There are many folks in christian leadership who are keenly interested in "bringing the kingdom to earth," as it were, and in doing so, they're suggesting that laws in America reflect particular Christian values. But which Christian values? What if two Christians disagree on the issue of health care reform? Capital gains taxes? Laws protecting homosexuals from hate crimes? Which christian leaders are going to gain the most influence in government? What about the powerful and influencial Westborough Baptist Church? Sure, they don't represent mainstream Christianity, but they're influencial, and they're growing.

You say that it's "nothing close" to what Muslims would like to see happen. I think that Christianity today is well on its way to American theocracy.

September 19, 2006


Kristen said:
Hey, just wanted you to know, there are a few articles on Slate.com about this whole situation.
September 19, 2006


jovial_cynic said:
Which article in particular, Kristen?
September 19, 2006


BZ said:
Great post. Does the fact that the US is one of the only countires to still murder people in its jails say anything about the compassion of the Christain Right? Is the gas chamber any different than stoning?
September 21, 2006


jovial_cynic said:
Interesting point, BZ.

I'm not sure that the US death-penalty is tied to the Christian Right, though. That's been in place for a while longer than the rise of the Christian Right, which has only been in place for the last 20 to 30 years.

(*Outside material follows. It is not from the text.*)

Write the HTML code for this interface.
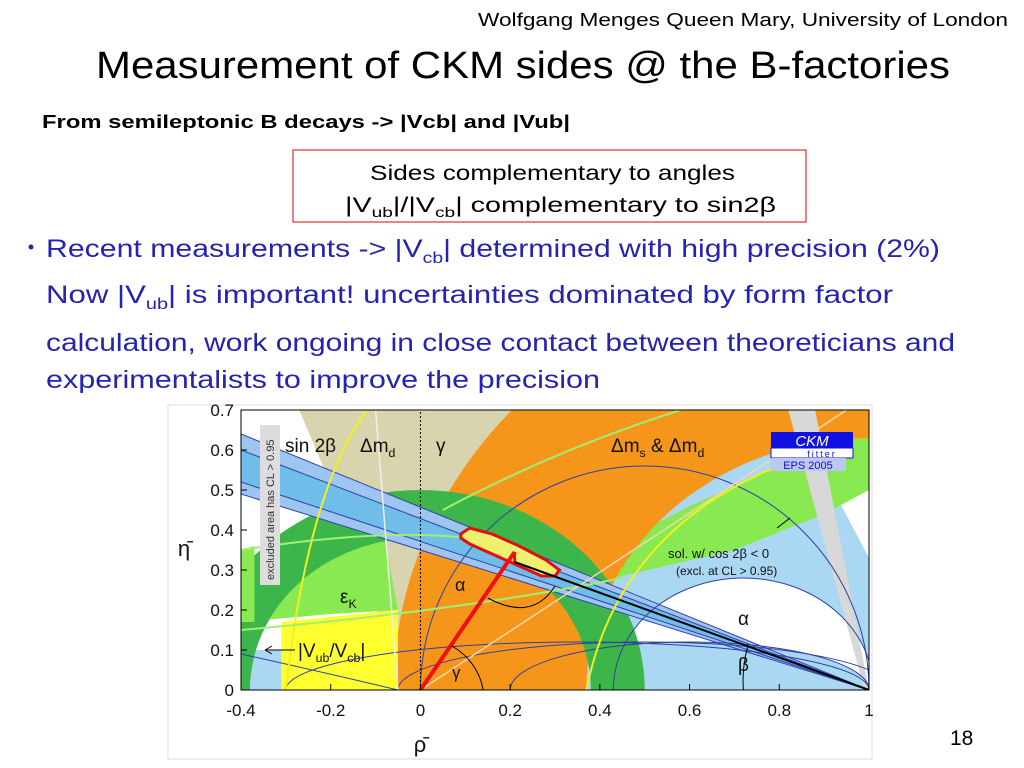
<!DOCTYPE html>
<html><head><meta charset="utf-8"><style>
html,body{margin:0;padding:0;background:#fff;width:1024px;height:768px;overflow:hidden}
svg{display:block;overflow:hidden}
.t{font-family:"Liberation Sans","DejaVu Sans",sans-serif}
</style></head><body>
<svg id="s" width="1024" height="768" viewBox="0 0 1024 768" xmlns="http://www.w3.org/2000/svg">
<text class="t" x="478" y="26" font-size="18" textLength="530" lengthAdjust="spacingAndGlyphs">Wolfgang Menges Queen Mary, University of London</text>
<text class="t" x="96" y="78" font-size="38" textLength="854" lengthAdjust="spacingAndGlyphs">Measurement of CKM sides @ the B-factories</text>
<text class="t" x="42" y="128" font-size="18" font-weight="bold" textLength="528" lengthAdjust="spacingAndGlyphs">From semileptonic B decays -&gt; |Vcb| and |Vub|</text>
<rect x="293" y="150" width="513" height="72" fill="none" stroke="#e03030" stroke-width="1.2"/>
<text class="t" x="370" y="180" font-size="21" textLength="365" lengthAdjust="spacingAndGlyphs">Sides complementary to angles</text>
<text class="t" x="345" y="212" font-size="21" textLength="431" lengthAdjust="spacingAndGlyphs">|V<tspan font-size="14" dy="5">ub</tspan><tspan dy="-5">|/|V</tspan><tspan font-size="14" dy="5">cb</tspan><tspan dy="-5">| complementary to sin2β</tspan></text>
<g fill="#2424b0" class="t" font-size="25">
<circle cx="31" cy="247" r="2.5"/>
<text x="46" y="257" textLength="894" lengthAdjust="spacingAndGlyphs">Recent measurements  -&gt; |V<tspan font-size="16" dy="6">cb</tspan><tspan dy="-6">| determined with high precision (2%)</tspan></text>
<text x="46" y="303" textLength="847" lengthAdjust="spacingAndGlyphs">Now |V<tspan font-size="16" dy="6">ub</tspan><tspan dy="-6">| is important! uncertainties dominated by  form factor</tspan></text>
<text x="46" y="351" textLength="909" lengthAdjust="spacingAndGlyphs">calculation, work ongoing in close contact between theoreticians and</text>
<text x="46" y="388" textLength="554" lengthAdjust="spacingAndGlyphs">experimentalists to improve the precision</text>
</g>
<text class="t" x="950" y="745" font-size="21">18</text>
<rect x="168" y="405" width="704" height="354" fill="#fff" stroke="#ddd"/>
<g id="chart"></g>
</svg>
<script>
const xTicks=[-0.4,-0.2,0,0.2,0.4,0.6,0.8,1];
const xTickLabels=["-0.4","-0.2","0","0.2","0.4","0.6","0.8","1"];
const yTicks=[0,0.1,0.2,0.3,0.4,0.5,0.6,0.7];
const yTickLabels=["0","0.1","0.2","0.3","0.4","0.5","0.6","0.7"];
const apex=[0.21,0.345];
const contour=[[0.09,0.39],[0.11,0.405],[0.16,0.39],[0.22,0.36],[0.28,0.325],[0.31,0.3],[0.3,0.285],[0.27,0.285],[0.22,0.31],[0.17,0.335],[0.11,0.365],[0.09,0.38]];
const X0=-0.4,X1=1,Y0=0,Y1=0.7;
const PL=241,PR=869,PT=410,PB=690;
const sx=v=>PL+(v-X0)/(X1-X0)*(PR-PL);
const sy=v=>PB-(v-Y0)/(Y1-Y0)*(PB-PT);
const NS="http://www.w3.org/2000/svg";
const G=document.getElementById('chart');
function el(tag,attrs,parent){const e=document.createElementNS(NS,tag);for(const k in attrs)e.setAttribute(k,attrs[k]);(parent||G).appendChild(e);return e;}
const pts=a=>a.map(p=>sx(p[0])+','+sy(p[1])).join(' ');
const ux=sx(1)-sx(0), uy=sy(0)-sy(1);
// upper half ellipse path (eta >= 0)
function halfE(cx,rx,ry){const a=sx(cx),b=sy(0);return `M${a-rx*ux},${b} A${rx*ux},${ry*uy} 0 0,1 ${a+rx*ux},${b} Z`;}
function halfArc(cx,rx,ry){const a=sx(cx),b=sy(0);return `M${a-rx*ux},${b} A${rx*ux},${ry*uy} 0 0,1 ${a+rx*ux},${b}`;}
function halfAnn(cx,r1,r2){const a=sx(cx),b=sy(0);return `M${a-r2*ux},${b} A${r2*ux},${r2*uy} 0 0,1 ${a+r2*ux},${b} L${a+r1*ux},${b} A${r1*ux},${r1*uy} 0 0,0 ${a-r1*ux},${b} Z`;}
const defs=el('defs',{});
const cp=el('clipPath',{id:'pc'},defs);el('rect',{x:PL,y:PT,width:PR-PL,height:PB-PT},cp);
const inner=el('clipPath',{id:'inr'},defs);el('path',{d:halfE(0,0.38,0.38)},inner);
const P=el('g',{'clip-path':'url(#pc)'});
let e;
e=el('polygon',{points:pts([[-0.4,0],[-0.31,0],[-0.31,0.1],[-0.4,0.1]]),fill:'#aad8f2'},P);

e=el('polygon',{points:pts([[0.36,0],[1,0],[1,0.7],[0.36,0.7]]),fill:'#aad8f2'},P);

e=el('polygon',{points:pts([[0.88,0.7],[1,0.7],[1,0.33],[0.92,0.5]]),fill:'#fff'},P);
e=el('path',{d:halfE(0.72,0.29,0.28),fill:'#fff'},P);
e=el('path',{d:halfE(0.6,0.4,0.12),fill:'#aad8f2'},P);
e=el('polygon',{points:pts([[-0.27,0.7],[0.23,0.7],[0.03,0],[-0.05,0],[-0.12,0.3]]),fill:'#d8d4ae'},P);

e=el('polygon',{points:pts([[0.43,0.28],[0.7,0.35],[0.9,0.44],[1,0.5],[1,0.66],[0.95,0.64],[0.8,0.56],[0.6,0.46],[0.43,0.36]]),fill:'#88ea50'},P);

e=el('path',{d:halfAnn(1,0.63,1.06),fill:'#f5961a'},P);

e=el('path',{d:halfAnn(0,0.38,0.5),fill:'#3cb54a'},P);

const ig=el('g',{'clip-path':'url(#inr)'},P);
e=el('polygon',{points:pts([[-0.4,0.17],[-0.2,0.19],[-0.05,0.2],[-0.08,0.38],[-0.4,0.36]]),fill:'#88ea50'},ig);

e=el('polygon',{points:pts([[-0.4,0.17],[-0.37,0.17],[-0.37,0.36],[-0.4,0.35]]),fill:'#88ea50'},P);
e=el('polygon',{points:pts([[-0.31,0],[-0.05,0],[-0.05,0.2],[-0.31,0.17]]),fill:'#ffff30'},P);

e=el('polygon',{points:pts([[0.82,0.7],[0.88,0.7],[1,0],[0.99,0]]),fill:'#d8d8d8'},P);

e=el('polygon',{points:pts([[1,0],[-0.4,0.64],[-0.4,0.49]]),fill:'#9ec4f0'},P);

e=el('polygon',{points:pts([[1,0],[-0.4,0.6],[-0.4,0.52]]),fill:'#6fbde8'},P);
[[0.64],[0.6],[0.52],[0.49]].forEach(v=>el('line',{x1:sx(1),y1:sy(0),x2:sx(-0.4),y2:sy(v[0]),stroke:'#3040b0','stroke-width':1},P));
[[0.5,0.5,0.56],[0.5,0.55,0.12],[0.72,0.29,0.28],[0.35,0.65,0.12],[0.6,0.4,0.12]].forEach(a=>el('path',{d:halfArc(a[0],a[1],a[2]),fill:'none',stroke:'#3040a0','stroke-width':1},P));
el('path',{d:`M${sx(-0.4)},${sy(0.09)} Q${sx(-0.2)},${sy(0.04)} ${sx(-0.05)},${sy(0)}`,fill:'none',stroke:'#3040a0'},P);
el('path',{d:`M${sx(-0.3)},${sy(0)} Q${sx(-0.25)},${sy(0.5)} ${sx(-0.12)},${sy(0.7)}`,fill:'none',stroke:'#f0f020','stroke-width':2},P);
el('path',{d:`M${sx(0.37)},${sy(0)} Q${sx(0.45)},${sy(0.45)} ${sx(0.9)},${sy(0.6)}`,fill:'none',stroke:'#f0f020','stroke-width':2},P);
el('path',{d:`M${sx(-0.4)},${sy(0.35)} Q${sx(0)},${sy(0.42)} ${sx(0.2)},${sy(0.36)}`,fill:'none',stroke:'#a0f070','stroke-width':2},P);
el('path',{d:`M${sx(0.05)},${sy(0.45)} Q${sx(0.3)},${sy(0.6)} ${sx(0.58)},${sy(0.7)}`,fill:'none',stroke:'#a0f070','stroke-width':2},P);
el('path',{d:`M${sx(-0.4)},${sy(0.15)} Q${sx(0.1)},${sy(0.2)} ${sx(0.45)},${sy(0.28)}`,fill:'none',stroke:'#a0f070','stroke-width':2},P);
el('line',{x1:sx(-0.1),y1:sy(0.7),x2:sx(-0.05),y2:sy(0),stroke:'#eee','stroke-width':1.5},P);
el('line',{x1:sx(0),y1:sy(0),x2:sx(0.95),y2:sy(0.7),stroke:'#f0d8b0','stroke-width':1.5},P);
el('line',{x1:sx(0),y1:sy(0),x2:sx(0),y2:sy(0.7),stroke:'#000','stroke-dasharray':'2,2','stroke-width':1},P);
e=el('polygon',{points:pts(contour),fill:'#f0f070',stroke:'#e01010','stroke-width':3},P);

e=el('line',{x1:sx(0),y1:sy(0),x2:sx(apex[0]),y2:sy(apex[1]),stroke:'#ee1010','stroke-width':4},P);

el('line',{x1:sx(apex[0]),y1:sy(apex[1]),x2:sx(apex[0]),y2:sy(0.32),stroke:'#ee1010','stroke-width':3},P);
e=el('line',{x1:sx(apex[0]),y1:sy(0.32),x2:sx(1),y2:sy(0),stroke:'#000','stroke-width':2},P);

el('path',{d:`M${sx(0.14)},${sy(0)} A${0.14*ux},${0.14*ux} 0 0,0 ${sx(0.07)},${sy(0.11)}`,fill:'none',stroke:'#000'},P);
el('path',{d:`M${sx(0.72)},${sy(0)} A${0.28*ux},${0.28*ux} 0 0,1 ${sx(0.73)},${sy(0.11)}`,fill:'none',stroke:'#000'},P);
el('path',{d:`M${sx(0.15)},${sy(0.23)} Q${sx(0.25)},${sy(0.17)} ${sx(0.3)},${sy(0.26)}`,fill:'none',stroke:'#000'},P);
e=el('rect',{x:771,y:432,width:82,height:16,fill:'#1010e0'},P);

el('rect',{x:771,y:448,width:82,height:10,fill:'#fff',stroke:'#1010e0'},P);
el('rect',{x:771,y:458,width:75,height:13,fill:'#bcc8f0'},P);
function txt(x,y,s,size,attrs,parent){const t=el('text',Object.assign({x:x,y:y,'font-size':size,class:'t'},attrs||{}),parent||G);t.textContent=s;return t;}
function sub(x,y,parts,size){const t=el('text',{x:x,y:y,'font-size':size,class:'t',fill:'#111'},P);parts.forEach((p,i)=>{const s=el('tspan',p[1]?{'font-size':size*0.65,dy:5}:{dy:(i>0&&parts[i-1][1])?-5:0},t);s.textContent=p[0];});return t;}
txt(812,446,'CKM',15,{fill:'#fff','font-style':'italic','text-anchor':'middle'},P);
txt(822,457,'fitter',9,{fill:'#1010e0','letter-spacing':'2','text-anchor':'middle'},P);
txt(808,469,'EPS 2005',11,{fill:'#1010e0','text-anchor':'middle'},P);
txt(285,452,'sin 2β',19,{fill:'#111'},P);
sub(360,452,[['Δm'],['d',1]],19);
txt(436,452,'γ',19,{fill:'#111'},P);
sub(611,452,[['Δm'],['s',1],[' & Δm'],['d',1]],19);
sub(340,603,[['ε'],['K',1]],19);
sub(298,657,[['|V'],['ub',1],['/V'],['cb',1],['|']],19);
txt(455,591,'α',18,{fill:'#111'},P);
txt(738,625,'α',19,{fill:'#111'},P);
txt(738,671,'β',19,{fill:'#111'},P);
txt(452,678,'γ',17,{fill:'#111'},P);
txt(668,558,'sol. w/ cos 2β < 0',13,{fill:'#111'},P);
txt(676,575,'(excl. at CL > 0.95)',12,{fill:'#111'},P);
el('line',{x1:265,y1:650,x2:295,y2:650,stroke:'#000'},P);
el('path',{d:'M265,650 l7,-4 M265,650 l7,4',stroke:'#000',fill:'none'},P);
el('line',{x1:777,y1:528,x2:790,y2:518,stroke:'#000'},P);
el('rect',{x:260,y:425,width:20,height:160,fill:'#ddd'},P);
txt(0,0,'excluded area has CL > 0.95',11,{fill:'#333',transform:'translate(274,580) rotate(-90)'},P);
el('rect',{x:PL,y:PT,width:PR-PL,height:PB-PT,fill:'none',stroke:'#000','stroke-width':1});
xTicks.forEach((v,i)=>{
  const t=el('line',{x1:sx(v),y1:PB,x2:sx(v),y2:PB-6,stroke:'#000'});
  
  const l=txt(sx(v),PB+26,xTickLabels[i],17,{'text-anchor':'middle',fill:'#111'});
  
});
yTicks.forEach((v,i)=>{
  const t=el('line',{x1:PL,y1:sy(v),x2:PL+6,y2:sy(v),stroke:'#000'});
  
  const l=txt(PL-7,sy(v)+6,yTickLabels[i],17,{'text-anchor':'end',fill:'#111'});
  
});
let xl=txt(420,752,'ρ̄',22,{'text-anchor':'middle',fill:'#111'});

let yl=txt(184,556,'η̄',22,{'text-anchor':'middle',fill:'#111'});

</script>
</body></html>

That men should die after committing murder isn't tied directly into any particular religion; I believe the Babylonian law code (oldest known to man) contained similar punishment for murder... so one might make an argument for an antiquated legal system, but not for the connection between the Christian Right and the US death penalty.

September 21, 2006


BZ said:
I was just pointing out that while we look at the “backwards” Middle East, we tend to forget that in the very bastion of progress and freedom, people are still being killed by the state.



September 21, 2006


jovial_cynic said:
Fair enough. That's a well-connected argument.